Our state’s democracy deserves better than the congressional redistricting process that’s played out this year.
In December, the Democratic majority of the Maryland state legislature passed a new, gerrymandered congressional map. Gov. Larry Hogan vetoed the map, citing its divergence from one produced by a commission he created. The Maryland state legislature overrode Hogan’s veto. Republican lawmakers filed a lawsuit. A state court judge declared the state legislature’s map unconstitutional using an unprecedented legal argument. Legislators scrambled to put together an alternative map. At the beginning of April, this last-minute map was signed into law by Hogan, and Maryland finally had its new congressional district lines.
This is not how our democracy should work.
Gerrymandering is dangerous, regardless of which party holds the reins. It is bad when Democrats in Maryland gerrymander their districts to maximize their party’s odds of electoral success. It is bad when Republican leaders create redistricting commissions that appear so biased that they’re completely ignored by serious legislators. And it is very bad when state courts overstep their role and expand their own power.
We can and must do better than the convoluted and democratically unhealthy process that gave us our new congressional map this month.
To be clear, there is plenty of blame to go around for the messiness of Maryland’s redistricting.
On the Democratic side, legislators got too comfortable choosing their voters. In the initial map, lines were blatantly drawn to make each district as Democratic as possible — even when that meant districts snaked across the state in laughably unwieldy shapes. As state Rep. Gabriel Acevero put it, after he cast the only Democratic vote against the original map, “the process we have today is simply representatives picking representatives.”
On the Republican side, Hogan repeatedly claimed he wanted to address gerrymandering in good faith. But when it came time to truly build an independent, nonpartisan body to draw new district lines, Hogan instead unilaterally convened his own redistricting commission and hand-picked its leaders. Because he acted alone to form and shape it, the commission was easy to characterize as a partisan ploy by the governor. Democrats had all the reason they needed not to take the commission’s independence or its initial recommendations seriously.
The Anne Arundel County Circuit Court judge that threw out the legislature’s map also behaved in an alarmingly anti-democratic way. To arrive at her decision in the case, Senior Judge Lynne A. Battaglia conjured up a new legal precedent— reading a provision of the state constitution to apply to congressional districts for the first time ever. In its reporting of the redistricting saga, Maryland Matters described the move as state courts in Maryland “flexing their muscles.” When courts usurp the role of lawmaking from the legislature, democracy is in trouble. The Maryland judicial system should not be claiming for itself the authority to set gerrymandering laws in the state: that is for duly elected leaders to decide.

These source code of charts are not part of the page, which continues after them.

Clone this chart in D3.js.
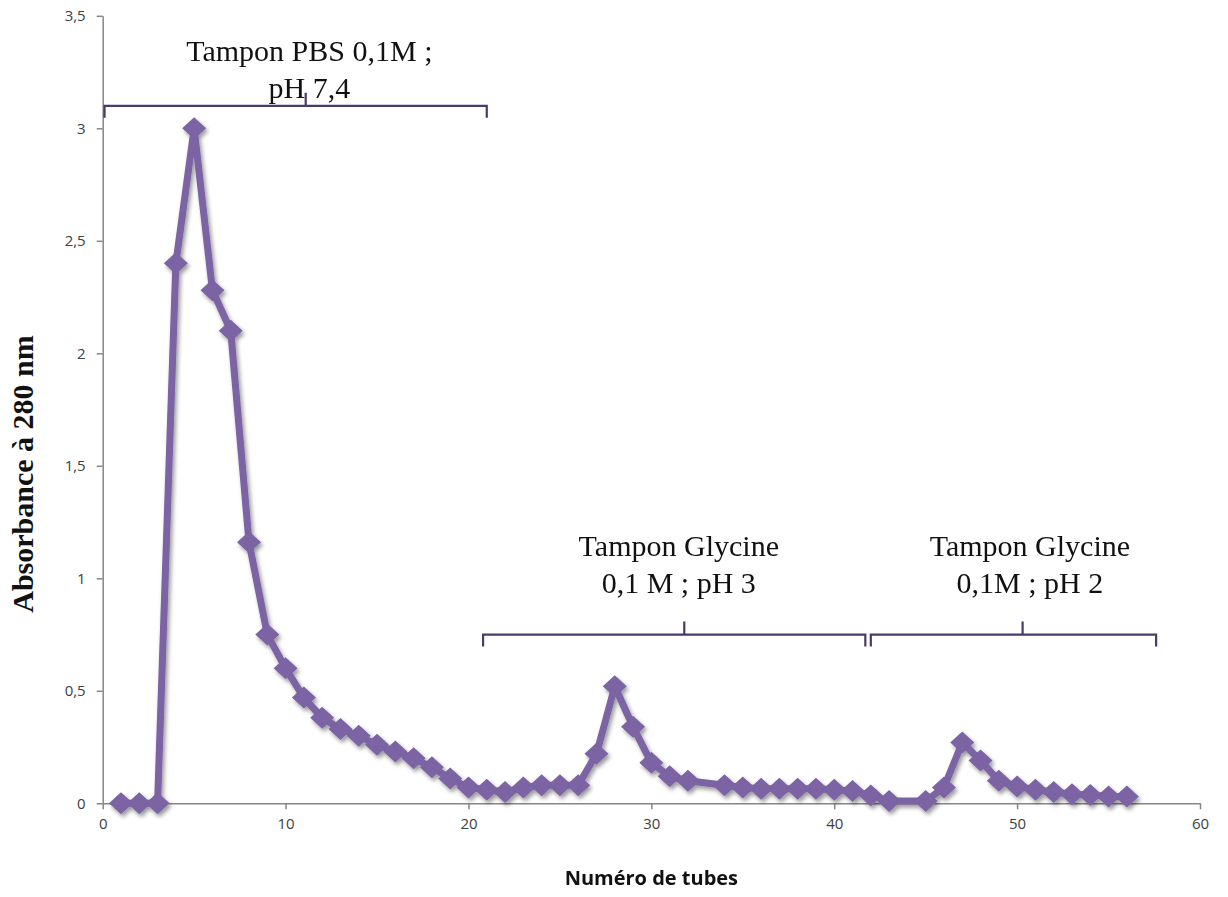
<!DOCTYPE html>
<html>
<head>
<meta charset="utf-8">
<script src="https://cdn.jsdelivr.net/npm/d3@7"></script>
<style>
  body { margin: 0; background: #fff; }
</style>
</head>
<body>
<script>
// tube numbers and absorbance
let tubes = [1,2,3,4,5,6,7,8,9,10,11,12,13,14,15,16,17,18,19,20,
             21,22,23,24,25,26,27,28,29,30,31,32,34,35,36,37,38,39,40,41,42,
             43,45,46,47,48,49,50,51,52,53,54,55,56];
let absorb = [0,0,0,2.4,3.0,2.28,2.1,1.16,0.75,0.6,0.47,0.38,0.33,0.3,0.26,0.23,0.2,0.16,0.11,0.07,
              0.06,0.05,0.07,0.08,0.08,0.08,0.22,0.52,0.34,0.18,0.12,0.1,0.08,0.07,0.065,0.065,0.065,0.065,0.06,0.055,0.035,
              0.01,0.01,0.07,0.27,0.19,0.1,0.075,0.06,0.05,0.04,0.037,0.03,0.03];

let xTicks = [0,10,20,30,40,50,60];
let yTicks = [0,0.5,1,1.5,2,2.5,3,3.5];

// buffer brackets: start tube, end tube, middle tube, level
let bracketStart = [0.1, 20.8, 42.0];
let bracketEnd = [21.0, 41.7, 57.6];
let bracketMid = [11.1, 31.8, 50.3];
let bracketLevel = [3.1, 0.75, 0.75];
// labels: lines, centre tube, baseline of last line (absorbance units)
let bracketLabels = [["Tampon PBS 0,1M ;", "pH 7,4"],
                     ["Tampon Glycine", "0,1 M ; pH 3"],
                     ["Tampon Glycine", "0,1M ; pH 2"]];
let labelCenter = [11.3, 31.5, 50.7];
let labelBase = [3.135, 0.935, 0.935];

let width = 1228, height = 897;
let svg = d3.select("body").append("svg").attr("width",width).attr("height",height);

let x = d3.scaleLinear().domain([0,60]).range([102.7,1200]);
let y = d3.scaleLinear().domain([0,3.5]).range([803.3,15.8]);

let fmt = d => String(d).replace(".", ",");

// shadow like the spreadsheet style
let defs = svg.append("defs");
defs.append("filter").attr("id","shadow")
    .attr("x","-20%").attr("y","-20%").attr("width","140%").attr("height","140%")
  .append("feDropShadow")
    .attr("dx",2).attr("dy",3).attr("stdDeviation",2)
    .attr("flood-color","#000").attr("flood-opacity",0.4);

// axes
let axisColor = "#868686";
let xAxis = svg.append("g").attr("transform","translate(0,"+y(0)+")")
    .call(d3.axisBottom(x).tickValues(xTicks).tickSize(6).tickSizeOuter(0).tickFormat(fmt));
let yAxis = svg.append("g").attr("transform","translate("+x(0)+",0)")
    .call(d3.axisLeft(y).tickValues(yTicks).tickSize(6).tickSizeOuter(0).tickFormat(fmt));

[xAxis, yAxis].forEach(g => {
  g.select(".domain").attr("stroke",axisColor).attr("stroke-width",1.5);
  g.selectAll(".tick line").attr("stroke",axisColor).attr("stroke-width",1.5);
  g.selectAll(".tick text")
    .attr("fill","#404040")
    .attr("font-family","'Open Sans', 'DejaVu Sans', sans-serif")
    .attr("font-size","15px");
});
xAxis.selectAll(".tick text").attr("dy","1.1em");
yAxis.selectAll(".tick text").attr("dx","-8");

// series
let pts = tubes.map((t,i) => [t, absorb[i]]);
let color = "#7b63a3";

// wide diamond marker
let diamond = {
  draw(ctx, size) {
    let w = 12, h = 11;
    ctx.moveTo(0,-h); ctx.lineTo(w,0); ctx.lineTo(0,h); ctx.lineTo(-w,0); ctx.closePath();
  }
};

let series = svg.append("g").attr("filter","url(#shadow)");
series.append("path")
    .datum(pts)
    .attr("fill","none")
    .attr("stroke",color)
    .attr("stroke-width",7)
    .attr("stroke-linejoin","round")
    .attr("d", d3.line().x(d => x(d[0])).y(d => y(d[1])));

series.selectAll("path.mark")
    .data(pts)
    .enter().append("path")
      .attr("class","mark")
      .attr("fill",color)
      .attr("d", d3.symbol(diamond))
      .attr("transform", d => "translate("+x(d[0])+","+y(d[1])+")");

// brackets
let bracketColor = "#4a3a6a";
bracketStart.forEach((s,i) => {
  let yl = y(bracketLevel[i]);
  let x0 = x(s), x1 = x(bracketEnd[i]), xm = x(bracketMid[i]);
  svg.append("path")
    .attr("fill","none")
    .attr("stroke",bracketColor)
    .attr("stroke-width",2.2)
    .attr("d","M"+x0+","+(yl+12)+"V"+yl+"H"+x1+"V"+(yl+12)+"M"+xm+","+yl+"V"+(yl-13));

  let n = bracketLabels[i].length;
  let t = svg.append("text")
    .attr("text-anchor","middle")
    .attr("font-family","'Liberation Serif', 'Times New Roman', serif")
    .attr("font-size","30px")
    .attr("fill","#111");
  t.selectAll("tspan")
    .data(bracketLabels[i])
    .enter().append("tspan")
      .attr("x", x(labelCenter[i]))
      .attr("y", (d,j) => y(labelBase[i]) - (n-1-j)*37)
      .text(d => d);
});

// axis titles
svg.append("text")
    .attr("x", (x(0)+x(60))/2)
    .attr("y", 885)
    .attr("text-anchor","middle")
    .attr("font-family","'Open Sans', 'DejaVu Sans', sans-serif")
    .attr("font-weight","bold")
    .attr("font-size","20px")
    .attr("fill","#111")
    .text("Numéro de tubes");

svg.append("text")
    .attr("transform","translate(33,474) rotate(-90)")
    .attr("text-anchor","middle")
    .attr("font-family","'Liberation Serif', 'Times New Roman', serif")
    .attr("font-weight","bold")
    .attr("font-size","30px")
    .attr("fill","#111")
    .text("Absorbance à 280 nm");
</script>
</body>
</html>
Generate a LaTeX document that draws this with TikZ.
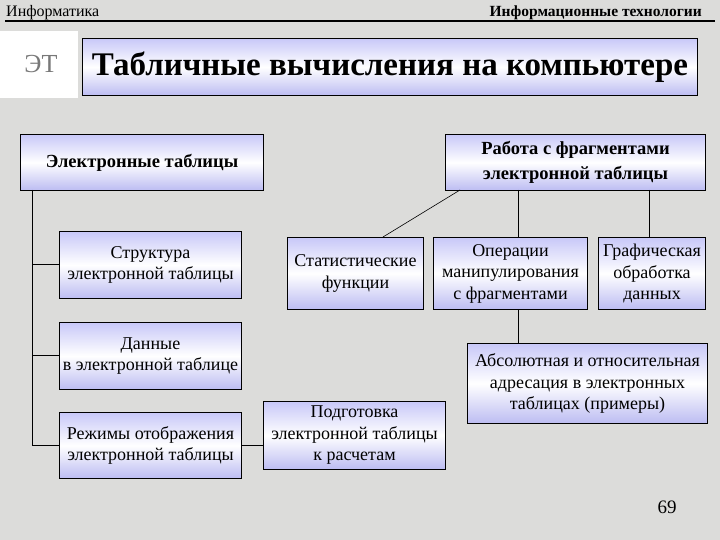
\documentclass[tikz,border=0pt]{standalone}
\usepackage{fontspec}
\setmainfont{Liberation Serif}
\definecolor{bggrey}{RGB}{220,220,218}
\definecolor{lavtop}{RGB}{200,200,248}
\definecolor{lavbot}{RGB}{188,188,242}
\definecolor{etgrey}{RGB}{120,120,120}
\tikzset{
  box/.style={draw=black, line width=1pt, anchor=north west, inner sep=0pt,
    top color=lavtop, bottom color=lavbot, middle color=white,
    align=center, font=\fontsize{18}{21.5}\selectfont},
  boldbox/.style={box, font=\fontsize{18.5}{25}\selectfont\bfseries},
  conn/.style={draw=black, line width=1pt},
}
\begin{document}
\begin{tikzpicture}[x=1pt,y=-1pt]
\fill[bggrey] (0,0) rectangle (720,540);
\useasboundingbox (0,0) rectangle (720,540);
% header
\node[anchor=base west, inner sep=0pt, font=\fontsize{16}{18}\selectfont] (hl) at (6,17) {Информатика};
\node[anchor=base east, inner sep=0pt, font=\fontsize{15.5}{18}\selectfont\bfseries] (hr) at (702,17) {Информационные технологии};
\coordinate (l1) at (5,21);
\coordinate (l2) at (715,21);
\draw[black, line width=1.2pt] (l1) -- (l2);
% ET
\fill[white] (0,31) rectangle (78,98);
\node[font=\fontsize{26}{28}\selectfont, text=etgrey] (et) at (41,64) {ЭТ};
% title
\node[box, minimum width=615pt, minimum height=57pt, font=\fontsize{33}{36}\selectfont\bfseries] (title) at (82,38) {Табличные вычисления на компьютере};
% main boxes
\node[boldbox, minimum width=243pt, minimum height=56pt] (et1) at (20,134) {Электронные таблицы};
\node[boldbox, minimum width=260pt, minimum height=56pt] (rab) at (445,134) {Работа с фрагментами\\электронной таблицы};
\node[box, minimum width=182pt, minimum height=67pt] (str) at (59,231) {Структура\\электронной таблицы};
\node[box, minimum width=182pt, minimum height=67pt] (dan) at (59,322) {Данные\\в электронной таблице};
\node[box, minimum width=182pt, minimum height=66pt] (rez) at (59,412) {Режимы отображения\\электронной таблицы};
\node[box, minimum width=182pt, minimum height=68pt] (pod) at (263,401) {Подготовка\\электронной таблицы\\к расчетам};
\node[box, minimum width=136pt, minimum height=72pt] (sta) at (287,237) {Статистические\\функции};
\node[box, minimum width=154pt, minimum height=72pt] (opr) at (433,237) {Операции\\манипулирования\\с фрагментами};
\node[box, minimum width=107pt, minimum height=72pt] (gra) at (598,237) {Графическая\\обработка\\данных};
\node[box, minimum width=240pt, minimum height=80pt] (abs) at (467,343) {Абсолютная и относительная\\адресация в электронных\\таблицах (примеры)};
% connectors
\coordinate (t1) at (32,190);
\coordinate (tb) at (32,445);
\draw[conn] (t1) -- (tb);
\draw[conn] (32,264) -- (str.west |- 0,264);
\draw[conn] (32,355) -- (dan.west |- 0,355);
\draw[conn] (tb) -- (rez.west |- tb);
\draw[conn] (rez.east |- 0,445) -- (pod.west |- 0,445);
\draw[line width=0.6pt] (460,190) -- (383,237);
\draw[conn] (518,190) -- (518,237);
\draw[conn] (518,309) -- (518,343);
\draw[conn] (649,190) -- (649,237);
% page number
\node[font=\fontsize{19}{22}\selectfont] (pn) at (667,507) {69};
\end{tikzpicture}
\end{document}
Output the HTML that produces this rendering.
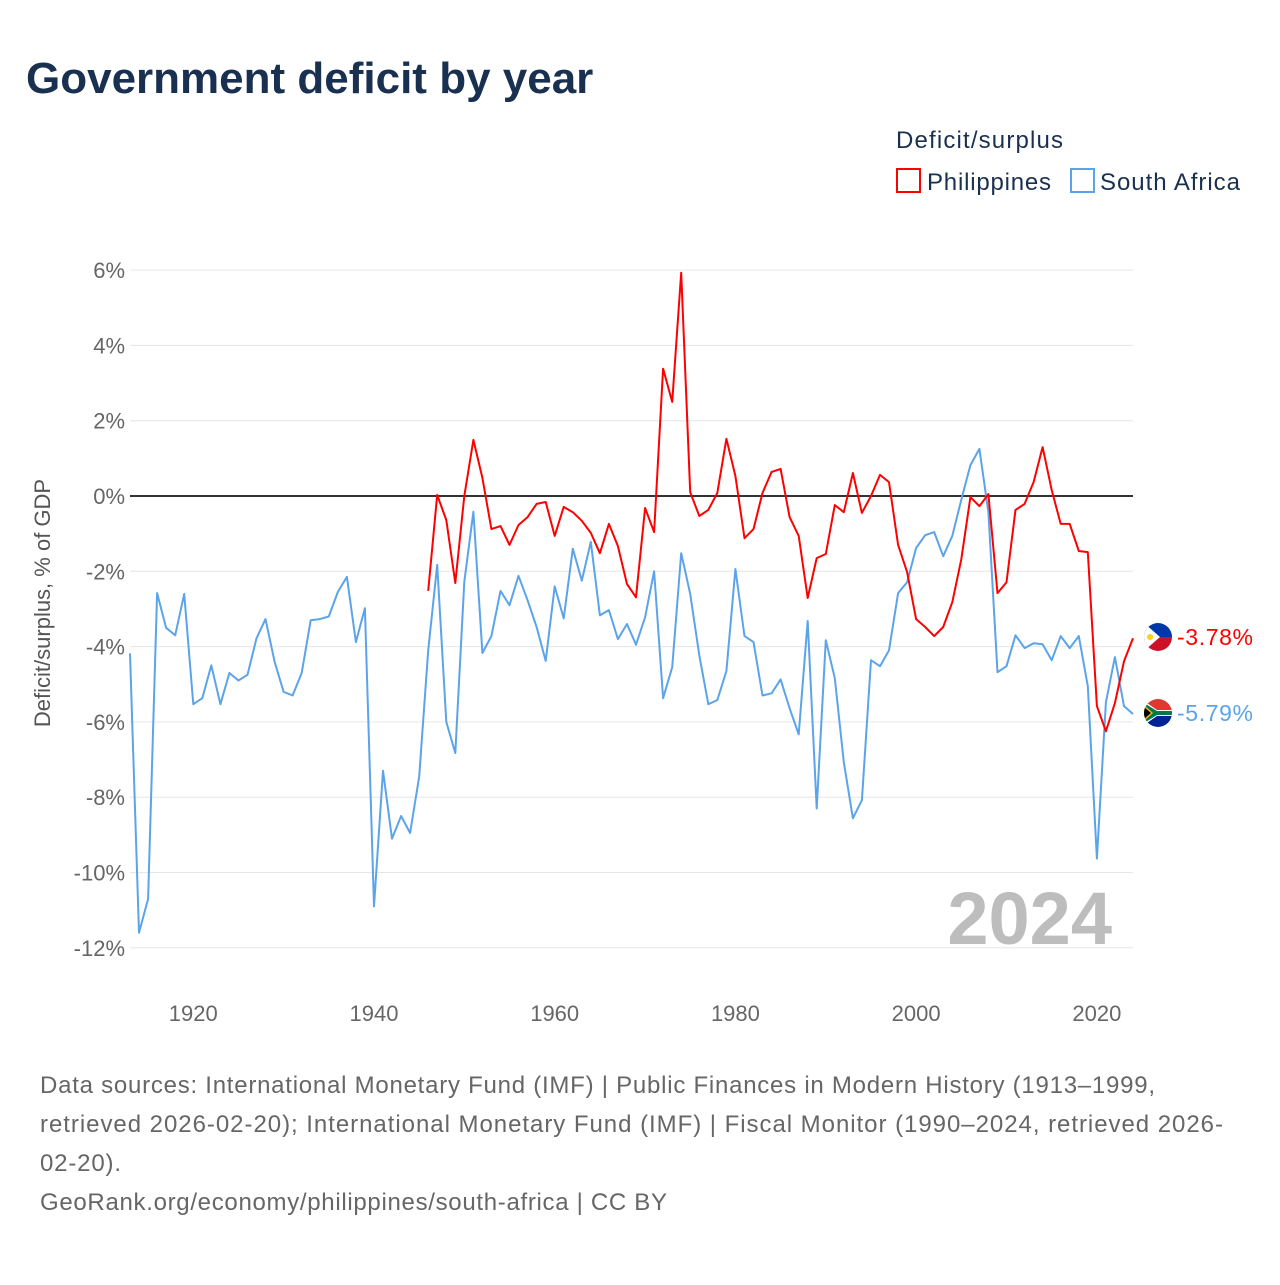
<!DOCTYPE html>
<html><head><meta charset="utf-8">
<style>
html,body{margin:0;padding:0;background:#fff;}
body{width:1280px;height:1280px;overflow:hidden;position:relative;font-family:"Liberation Sans",sans-serif;}
svg text{font-family:"Liberation Sans",sans-serif;}
</style></head>
<body>
<svg id="chart" width="1280" height="1280" viewBox="0 0 1280 1280" xmlns="http://www.w3.org/2000/svg">
<text x="26" y="93" font-size="44" font-weight="bold" fill="#1a3050">Government deficit by year</text>
<text x="896" y="148" font-size="24" fill="#1a3050" textLength="167">Deficit/surplus</text>
<g>
<rect x="897" y="169" width="23" height="23" fill="none" stroke="#ff0000" stroke-width="2"/>
<text x="927" y="190" font-size="24" fill="#1a3050" textLength="124">Philippines</text></g>
<g>
<rect x="1071" y="169" width="23" height="23" fill="none" stroke="#5ba4ea" stroke-width="2"/>
<text x="1100" y="190" font-size="24" fill="#1a3050" textLength="140">South Africa</text></g>
<text transform="translate(50,603) rotate(-90)" text-anchor="middle" font-size="22" fill="#555">Deficit/surplus, % of GDP</text>
<g id="grid"></g>
<text x="1112" y="944" text-anchor="end" font-size="74" font-weight="bold" fill="#bdbdbd">2024</text>
<g id="series"></g>
<g>
<clipPath id="cph"><circle cx="1158" cy="637" r="14"/></clipPath>
<g clip-path="url(#cph)"><rect x="1144" y="623" width="28" height="14" fill="#0038a8"/><rect x="1144" y="637" width="28" height="14" fill="#ce1126"/><polygon points="1144,623 1160,637 1144,651" fill="#fff"/><circle cx="1150" cy="637" r="3" fill="#fcd116"/></g></g>
<g>
<clipPath id="csa"><circle cx="1158" cy="713" r="14"/></clipPath>
<g clip-path="url(#csa)"><rect x="1144" y="699" width="28" height="14" fill="#de3831"/><rect x="1144" y="713" width="28" height="14" fill="#002395"/><polygon points="1144,701 1157,710 1172,710 1172,716 1157,716 1144,725" fill="#fff"/><polygon points="1144,703 1157,711 1172,711 1172,715 1157,715 1144,723" fill="#007a4d"/><polygon points="1144,705 1153,713 1144,721" fill="#ffb612"/><polygon points="1144,707 1151,713 1144,719" fill="#000"/></g></g>
<text x="1177" y="645" font-size="23" fill="#ff0000" textLength="76">-3.78%</text>
<text x="1177" y="721" font-size="23" fill="#5ba4ea" textLength="76">-5.79%</text>
<g font-size="24" fill="#666">
<text x="40" y="1093" textLength="1115">Data sources: International Monetary Fund (IMF) | Public Finances in Modern History (1913–1999,</text>
<text x="40" y="1132" textLength="1183">retrieved 2026-02-20); International Monetary Fund (IMF) | Fiscal Monitor (1990–2024, retrieved 2026-</text>
<text x="40" y="1171" textLength="81">02-20).</text>
<text x="40" y="1210" textLength="627">GeoRank.org/economy/philippines/south-africa | CC BY</text>
</g>
</svg>
<script>
const yTicks=[6,4,2,0,-2,-4,-6,-8,-10,-12];
const yTickLabels=["6%","4%","2%","0%","-2%","-4%","-6%","-8%","-10%","-12%"];
const xTicks=[1920,1940,1960,1980,2000,2020];
const saStart=1913;
const saValues=[-4.18,-11.6,-10.7,-2.58,-3.5,-3.7,-2.6,-5.53,-5.37,-4.5,-5.53,-4.7,-4.9,-4.75,-3.78,-3.27,-4.4,-5.2,-5.3,-4.7,-3.3,-3.27,-3.2,-2.55,-2.15,-3.88,-2.98,-10.9,-7.3,-9.1,-8.5,-8.95,-7.45,-4.1,-1.83,-6.0,-6.83,-2.28,-0.42,-4.17,-3.72,-2.52,-2.9,-2.12,-2.77,-3.48,-4.38,-2.4,-3.25,-1.4,-2.25,-1.22,-3.17,-3.03,-3.8,-3.4,-3.95,-3.22,-2.0,-5.37,-4.55,-1.52,-2.6,-4.23,-5.53,-5.42,-4.65,-1.94,-3.72,-3.88,-5.3,-5.24,-4.87,-5.64,-6.33,-3.32,-8.3,-3.83,-4.84,-7.07,-8.56,-8.08,-4.36,-4.52,-4.1,-2.58,-2.29,-1.38,-1.04,-0.96,-1.6,-1.06,-0.1,0.82,1.25,-0.43,-4.68,-4.52,-3.7,-4.04,-3.91,-3.94,-4.36,-3.72,-4.04,-3.72,-5.05,-9.63,-5.48,-4.28,-5.58,-5.79];
const phStart=1946;
const phValues=[-2.52,0.03,-0.64,-2.31,0,1.49,0.48,-0.88,-0.8,-1.3,-0.77,-0.56,-0.21,-0.16,-1.06,-0.29,-0.43,-0.66,-0.98,-1.52,-0.74,-1.33,-2.34,-2.69,-0.32,-0.96,3.38,2.5,5.93,0.1,-0.53,-0.37,0.08,1.52,0.53,-1.12,-0.88,0.08,0.64,0.72,-0.56,-1.06,-2.71,-1.65,-1.54,-0.24,-0.43,0.61,-0.45,0,0.56,0.37,-1.3,-2.02,-3.27,-3.48,-3.72,-3.48,-2.82,-1.68,-0.03,-0.27,0.05,-2.58,-2.29,-0.37,-0.21,0.37,1.3,0.16,-0.74,-0.74,-1.46,-1.49,-5.58,-6.25,-5.5,-4.39,-3.78];

const NS="http://www.w3.org/2000/svg";
const X=y=>130+(y-1913)*(1003/111);
const Y=v=>496-v*37.65;
const grid=document.getElementById('grid');
yTicks.forEach((t,i)=>{
  const l=document.createElementNS(NS,'line');
  
  
  l.setAttribute('x1',130);l.setAttribute('x2',1133);
  l.setAttribute('y1',Y(t));l.setAttribute('y2',Y(t));
  l.setAttribute('stroke',t===0?'#333':'#e6e6e6');l.setAttribute('stroke-width',t===0?2:1);
  grid.appendChild(l);
  const tx=document.createElementNS(NS,'text');
  
  
  tx.setAttribute('x',125);tx.setAttribute('y',Y(t)+8);
  tx.setAttribute('text-anchor','end');tx.setAttribute('font-size','22');tx.setAttribute('fill','#666');
  tx.textContent=yTickLabels[i];grid.appendChild(tx);
});
xTicks.forEach(t=>{
  const tx=document.createElementNS(NS,'text');
  
  
  tx.setAttribute('x',X(t));tx.setAttribute('y',1021);
  tx.setAttribute('text-anchor','middle');tx.setAttribute('font-size','22');tx.setAttribute('fill','#666');
  tx.textContent=t;grid.appendChild(tx);
});
const ser=document.getElementById('series');
function line(start,vals,color,name){
  const p=document.createElementNS(NS,'polyline');
  
  
  p.setAttribute('points',vals.map((v,i)=>X(start+i).toFixed(1)+','+Y(v).toFixed(1)).join(' '));
  p.setAttribute('fill','none');p.setAttribute('stroke',color);p.setAttribute('stroke-width','2');p.setAttribute('stroke-linejoin','round');
  ser.appendChild(p);
}
line(saStart,saValues,'#5ba4ea','south-africa-line');
line(phStart,phValues,'#ff0000','philippines-line');
</script>
</body></html>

Ultimately, we need a truly nonpartisan way forward for drawing Maryland’s congressional districts. We echo Rep. Acevero and the League of Women Voters in calling for a new, independent government commission to guide the state’s redistricting. In the nonpartisan model of redistricting task forces in California and Michigan, Maryland’s commission shouldn’t be composed of individuals who are hand-picked by the governor or by the legislature. The commission should be made up of voters from across our state and serve to rebuild Marylanders’ trust in the redistricting process.
Democracy is so much more important than party politics. Across ideology, county and district, we should all come together to protect it here in Maryland.
Rising Voices is an occasional column by Nate Tinbite, a John F. Kennedy High School graduate; Ananya Tadikonda, a Richard Montgomery High School graduate; and Matt Post, a Sherwood High School graduate. All three are recent student members of the Montgomery County Board of Education.